> _RECORD EXTRACTS_
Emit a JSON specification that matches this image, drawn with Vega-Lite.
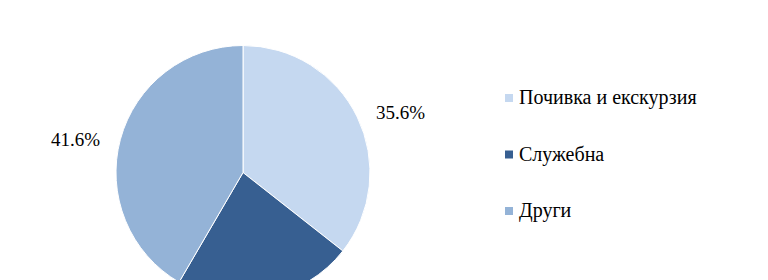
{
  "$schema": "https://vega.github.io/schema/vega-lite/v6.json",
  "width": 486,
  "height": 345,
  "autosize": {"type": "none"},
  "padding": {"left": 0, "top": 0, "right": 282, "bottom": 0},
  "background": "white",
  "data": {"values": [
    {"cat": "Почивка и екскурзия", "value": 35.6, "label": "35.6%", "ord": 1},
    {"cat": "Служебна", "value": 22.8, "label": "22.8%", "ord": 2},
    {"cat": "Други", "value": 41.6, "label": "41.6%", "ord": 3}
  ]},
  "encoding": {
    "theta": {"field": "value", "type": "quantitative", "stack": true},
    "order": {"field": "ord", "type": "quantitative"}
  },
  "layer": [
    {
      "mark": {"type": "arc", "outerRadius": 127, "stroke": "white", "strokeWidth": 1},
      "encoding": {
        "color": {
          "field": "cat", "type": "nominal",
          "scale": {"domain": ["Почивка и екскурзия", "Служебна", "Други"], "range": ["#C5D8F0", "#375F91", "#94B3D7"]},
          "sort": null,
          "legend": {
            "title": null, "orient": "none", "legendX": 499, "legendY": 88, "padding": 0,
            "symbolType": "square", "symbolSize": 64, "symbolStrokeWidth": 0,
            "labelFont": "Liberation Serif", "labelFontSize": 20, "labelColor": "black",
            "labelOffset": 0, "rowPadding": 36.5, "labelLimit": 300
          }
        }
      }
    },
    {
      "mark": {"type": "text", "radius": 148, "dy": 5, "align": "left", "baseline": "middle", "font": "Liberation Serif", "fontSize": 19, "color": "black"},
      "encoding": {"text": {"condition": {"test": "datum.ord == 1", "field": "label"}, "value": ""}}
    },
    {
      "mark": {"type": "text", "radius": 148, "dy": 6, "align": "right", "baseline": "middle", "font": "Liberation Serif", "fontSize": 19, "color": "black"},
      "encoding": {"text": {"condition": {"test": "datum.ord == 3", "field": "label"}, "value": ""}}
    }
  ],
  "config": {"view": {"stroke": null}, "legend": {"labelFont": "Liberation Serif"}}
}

--

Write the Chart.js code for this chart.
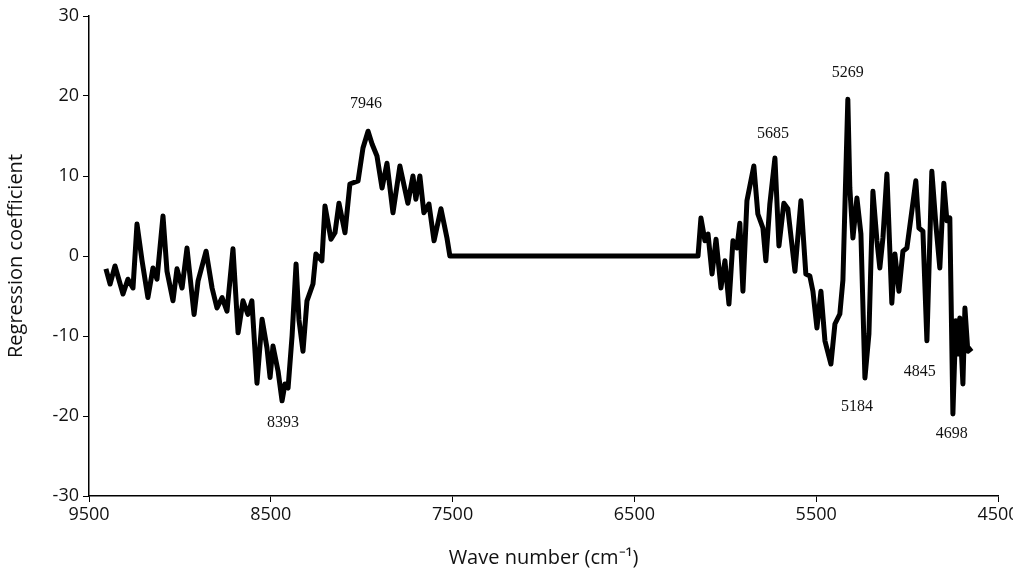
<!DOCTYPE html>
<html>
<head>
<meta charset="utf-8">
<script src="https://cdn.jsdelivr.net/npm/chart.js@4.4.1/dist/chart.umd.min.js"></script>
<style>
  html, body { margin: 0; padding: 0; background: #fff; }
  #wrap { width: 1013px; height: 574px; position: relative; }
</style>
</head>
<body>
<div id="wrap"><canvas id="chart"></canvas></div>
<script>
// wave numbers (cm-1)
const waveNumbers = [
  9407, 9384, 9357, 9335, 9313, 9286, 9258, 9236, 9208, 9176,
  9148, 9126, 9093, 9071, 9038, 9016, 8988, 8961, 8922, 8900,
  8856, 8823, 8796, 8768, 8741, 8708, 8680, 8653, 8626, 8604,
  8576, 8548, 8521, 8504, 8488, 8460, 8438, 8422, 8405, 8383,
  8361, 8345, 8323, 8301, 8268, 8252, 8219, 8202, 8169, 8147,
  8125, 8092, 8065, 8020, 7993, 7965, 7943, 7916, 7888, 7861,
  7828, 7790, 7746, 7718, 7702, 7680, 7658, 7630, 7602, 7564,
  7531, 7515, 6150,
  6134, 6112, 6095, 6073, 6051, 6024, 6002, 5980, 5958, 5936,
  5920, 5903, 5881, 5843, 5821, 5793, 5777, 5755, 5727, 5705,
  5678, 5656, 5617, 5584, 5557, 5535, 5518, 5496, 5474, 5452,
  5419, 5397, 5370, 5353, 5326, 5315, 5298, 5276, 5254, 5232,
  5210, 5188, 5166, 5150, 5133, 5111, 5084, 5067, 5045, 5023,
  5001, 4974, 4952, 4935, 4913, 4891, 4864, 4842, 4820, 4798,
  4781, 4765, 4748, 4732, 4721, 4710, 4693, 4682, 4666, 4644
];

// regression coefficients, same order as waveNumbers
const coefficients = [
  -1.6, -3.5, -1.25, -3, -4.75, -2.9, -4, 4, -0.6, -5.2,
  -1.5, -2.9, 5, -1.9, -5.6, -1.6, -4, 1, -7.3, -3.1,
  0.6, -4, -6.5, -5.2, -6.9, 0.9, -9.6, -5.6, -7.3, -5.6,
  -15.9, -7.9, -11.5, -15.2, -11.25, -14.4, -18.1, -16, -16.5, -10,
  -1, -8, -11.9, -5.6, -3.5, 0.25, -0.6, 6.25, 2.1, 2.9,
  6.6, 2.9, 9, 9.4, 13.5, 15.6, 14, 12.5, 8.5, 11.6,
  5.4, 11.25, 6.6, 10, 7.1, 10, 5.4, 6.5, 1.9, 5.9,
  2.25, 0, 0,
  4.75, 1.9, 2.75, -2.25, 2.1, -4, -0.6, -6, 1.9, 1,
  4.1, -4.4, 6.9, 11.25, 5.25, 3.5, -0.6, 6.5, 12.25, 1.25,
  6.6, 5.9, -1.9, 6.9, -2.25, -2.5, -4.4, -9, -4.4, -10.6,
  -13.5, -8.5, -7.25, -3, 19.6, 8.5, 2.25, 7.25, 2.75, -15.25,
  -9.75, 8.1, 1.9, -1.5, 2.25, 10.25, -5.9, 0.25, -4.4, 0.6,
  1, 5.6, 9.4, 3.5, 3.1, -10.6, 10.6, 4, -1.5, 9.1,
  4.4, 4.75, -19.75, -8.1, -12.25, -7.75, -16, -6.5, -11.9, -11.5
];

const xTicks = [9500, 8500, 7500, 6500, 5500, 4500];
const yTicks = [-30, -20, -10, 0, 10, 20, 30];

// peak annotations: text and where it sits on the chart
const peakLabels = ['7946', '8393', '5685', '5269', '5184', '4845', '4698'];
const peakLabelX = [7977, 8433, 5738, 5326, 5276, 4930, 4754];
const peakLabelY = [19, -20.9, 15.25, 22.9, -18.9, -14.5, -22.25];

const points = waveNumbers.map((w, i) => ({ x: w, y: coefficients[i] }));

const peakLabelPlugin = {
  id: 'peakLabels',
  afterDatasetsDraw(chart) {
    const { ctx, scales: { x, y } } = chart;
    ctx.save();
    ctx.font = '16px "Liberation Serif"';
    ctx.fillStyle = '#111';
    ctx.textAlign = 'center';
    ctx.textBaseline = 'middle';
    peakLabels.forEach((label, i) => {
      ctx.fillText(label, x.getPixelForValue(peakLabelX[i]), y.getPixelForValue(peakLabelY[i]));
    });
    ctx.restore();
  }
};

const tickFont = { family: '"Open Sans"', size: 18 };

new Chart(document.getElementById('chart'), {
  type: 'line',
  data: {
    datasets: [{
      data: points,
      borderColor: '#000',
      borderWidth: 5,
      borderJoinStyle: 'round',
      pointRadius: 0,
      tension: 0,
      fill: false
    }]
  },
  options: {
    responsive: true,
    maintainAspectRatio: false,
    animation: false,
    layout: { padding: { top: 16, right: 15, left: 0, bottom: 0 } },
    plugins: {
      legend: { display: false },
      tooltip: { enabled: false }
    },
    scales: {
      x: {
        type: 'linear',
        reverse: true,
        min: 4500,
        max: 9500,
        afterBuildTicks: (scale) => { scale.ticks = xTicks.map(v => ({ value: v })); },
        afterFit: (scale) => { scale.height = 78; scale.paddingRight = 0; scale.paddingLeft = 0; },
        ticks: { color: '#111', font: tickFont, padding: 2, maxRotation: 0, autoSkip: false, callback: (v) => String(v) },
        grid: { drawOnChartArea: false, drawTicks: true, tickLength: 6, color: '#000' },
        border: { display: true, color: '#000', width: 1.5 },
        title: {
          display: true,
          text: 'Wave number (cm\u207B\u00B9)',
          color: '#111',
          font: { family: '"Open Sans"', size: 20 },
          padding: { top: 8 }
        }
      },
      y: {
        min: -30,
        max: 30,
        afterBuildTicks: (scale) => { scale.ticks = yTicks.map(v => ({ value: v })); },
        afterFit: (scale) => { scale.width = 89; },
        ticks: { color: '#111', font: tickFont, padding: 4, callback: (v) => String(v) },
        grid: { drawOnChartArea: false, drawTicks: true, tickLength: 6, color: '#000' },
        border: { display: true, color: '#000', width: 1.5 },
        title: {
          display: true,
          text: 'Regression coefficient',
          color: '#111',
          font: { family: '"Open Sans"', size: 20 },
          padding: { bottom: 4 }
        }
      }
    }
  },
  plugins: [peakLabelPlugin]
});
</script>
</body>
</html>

> _EXERCISE INSTRUCTIONS_
Report only the number of lines in the records that include the word "this".

> _RESULT_
2